Government data was hardly more useful. In the early days of the outbreak, municipal authorities were in denial about the scale of the contagion. It took a journalist from the Montreal Witness newspaper to bring the growing disaster into view by studying records at one of the city cemeteries, which showed how many burials were related to the disease. In our time, Montreal Gazette reporter Aaron Derfel played a similar role, writing stories about appalling conditions in the province’s long-term care homes, where thousands of people were dying.

Eventually, the city mounted a muscular response to the epidemic, especially after prominent citizens came down with the pox. (Then, it was prominent statesman Francis Hincks, as opposed to our own COVID-19 canary, Tom Hanks.) The Canadian state at all levels was almost unimaginably smaller in the 19th-century than it is now. Michael Bliss calculated that Montreal’s outlay on the epidemic was about $15-million in today’s money, when the city’s population was nearly 170,000 and growing fast. The provincial board of health had one full-time employee, a detective named Cinq Mars. The federal government had no real role at all.
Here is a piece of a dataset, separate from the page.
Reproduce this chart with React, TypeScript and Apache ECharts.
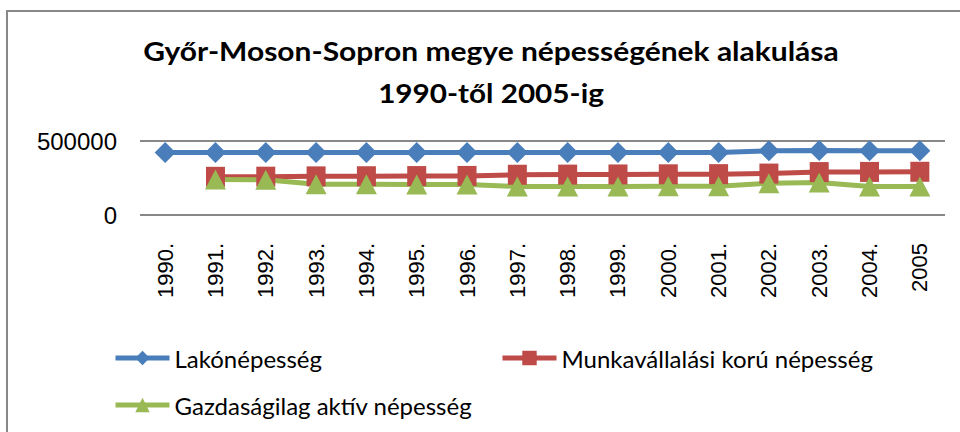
import React, { useEffect, useRef } from "react";
import * as echarts from "echarts";

const categories = ["1990.", "1991.", "1992.", "1993.", "1994.", "1995.", "1996.", "1997.", "1998.", "1999.", "2000.", "2001.", "2002.", "2003.", "2004.", "2005"];
const lakonepesseg = [422000, 422000, 422000, 422000, 422000, 422000, 422000, 422000, 422000, 422000, 422000, 422000, 434000, 435000, 434000, 434000];
const munkavallalasi = [null, 258000, 259000, 261000, 262000, 263000, 264000, 272000, 273000, 274000, 275000, 276000, 280000, 290000, 291000, 292000];
const gazdasagilag = [null, 240000, 238000, 208000, 207000, 206000, 206000, 193000, 192000, 193000, 194000, 194000, 215000, 220000, 193000, 193000];
const seriesNames = ["Lakónépesség", "Munkavállalási korú népesség", "Gazdaságilag aktív népesség"];
const yTicks = [0, 500000];
const titleLines = ["Győr-Moson-Sopron megye népességének alakulása", "1990-től 2005-ig"];

export default function App() {
  const ref = useRef<HTMLDivElement>(null);
  useEffect(() => {
    if (!ref.current) return;
    const chart = echarts.init(ref.current, null, { renderer: "svg" });
    const legendText = { fontFamily: "Lato", fontSize: 24, color: "#000" };
    const legendCommon = { itemWidth: 54, itemHeight: 18, itemGap: 6, textStyle: legendText, lineStyle: { width: 5 } };
    chart.setOption({
      animation: false,
      backgroundColor: "#fff",
      graphic: [
        { type: "rect", shape: { x: 7, y: 11, width: 1000, height: 1000 }, style: { fill: "none", stroke: "#888", lineWidth: 2 }, silent: true },
        { type: "text", x: 491, y: 51, scaleX: 1.11, style: { text: titleLines[0], font: "bold 27px Lato", fill: "#000", textAlign: "center", textVerticalAlign: "middle" } },
        { type: "text", x: 491, y: 93, scaleX: 1.1, style: { text: titleLines[1], font: "bold 27px Lato", fill: "#000", textAlign: "center", textVerticalAlign: "middle" } },
      ],
      grid: { left: 140, right: 15, top: 141, bottom: 217, containLabel: false },
      xAxis: {
        type: "category",
        data: categories,
        boundaryGap: true,
        axisLine: { show: false },
        axisTick: { show: false },
        axisLabel: { rotate: 90, margin: 28, fontFamily: "Liberation Sans", fontSize: 22, color: "#000" },
      },
      yAxis: {
        type: "value",
        min: yTicks[0],
        max: yTicks[1],
        interval: yTicks[1] - yTicks[0],
        axisLine: { show: false },
        axisTick: { show: false },
        splitLine: { lineStyle: { color: "#888", width: 2 } },
        axisLabel: { margin: 23, fontFamily: "Liberation Sans", fontSize: 24, color: "#000", formatter: (v: number) => String(v) },
      },
      legend: [
        { ...legendCommon, data: [seriesNames[0]], left: 108, top: 341 },
        { ...legendCommon, data: [seriesNames[1]], left: 495, top: 341 },
        { ...legendCommon, data: [seriesNames[2]], left: 108, top: 388 },
      ],
      series: [
        { name: seriesNames[0], type: "line", data: lakonepesseg, symbol: "diamond", symbolSize: 21, lineStyle: { width: 5, color: "#4A7EBB" }, itemStyle: { color: "#4A7EBB" } },
        { name: seriesNames[1], type: "line", data: munkavallalasi, symbol: "rect", symbolSize: [19, 20], lineStyle: { width: 5, color: "#BE4B48" }, itemStyle: { color: "#BE4B48" } },
        { name: seriesNames[2], type: "line", data: gazdasagilag, symbol: "triangle", symbolSize: [21, 20], lineStyle: { width: 5, color: "#98B954" }, itemStyle: { color: "#98B954" } },
      ],
    });
    return () => chart.dispose();
  }, []);
  return <div ref={ref} style={{ width: 960, height: 432, position: "absolute", left: 0, top: 0 }} />;
}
Still, the pandemic toolkit of the era was not so different from our own: isolate, contact trace, vaccinate. In some ways the disease fighters of 1885 were just as active as our own. There was no society-wide lockdown, but the mayor called for mandatory vaccination and the city eventually built high-quality additions to the municipal smallpox hospital.

In the end, local authorities and private companies combined to implement many of the same measures we live with today, like wage subsidies for those who were forced to isolate, and vaccine passports for work and travel.

The biggest obstacle to ending the outbreak was the same as our own, resistance to vaccination. (The word itself comes out of the battle against smallpox, when people were inoculated with the much less deadly cowpox virus, hence “vaccinate,” which has the same root as vache, the French word for cow.)

This relatively new technology inspired intense fear amongst many working-class francophones, especially, who “thought anglophones wanted to poison them,” said Marie-Claude Duchesne, a Quebec archivist and journalist who has written about the period. Montreal’s push to vaccinate reluctant citizens eventually led to a bloody riot in the fall of 1885 that saw the city’s police chief stabbed and soldiers firing warning shots above the angry mob.

Although our own anti-vax movement hasn’t led to serious violence, it shares many traits with its Victorian ancestor. Opposition to the jab in 1885 was fuelled by right-wing media outlets such as the Ultramontane Catholic newspaper L’Étandard in tandem with progressive alternative medicine types such as A.M. Ross, an advocate of natural healing who opposed the use of all drugs.

The same baseless anxieties about side effects and medical experimentation that now spread on social media also spread through newspapers and word-of-mouth back then, said Mr. Berman, whose Anti-vaxxers book was published in 2020. One rumour even warned that the vaccine could cause “minotaurization,” or the development of cow-like features.

The epidemic burned out around the end of the year. Nearly 6,000 people had died across Quebec. 86 per cent of the province’s deaths were among children, a fact that was used to minimize the seriousness of the disease in some quarters, because childhood mortality was so common at the time. If that attitude seems perverse, it is not so far removed from the way Quebec neglected the human loss caused by this pandemic because many of its victims are elderly, as former health minister Réjean Hébert argued before a coroner’s inquest last year.

In many ways, the world’s reaction to COVID-19 has been faster and more sophisticated. Thousands of years lay between the likely emergence of smallpox in humans and the development of a vaccine for it.

We got our shots in less than a year. But seen from present-day Montreal, our response to the two diseases can bring to mind a phrase that most residents of the city will recognize: plus ça change.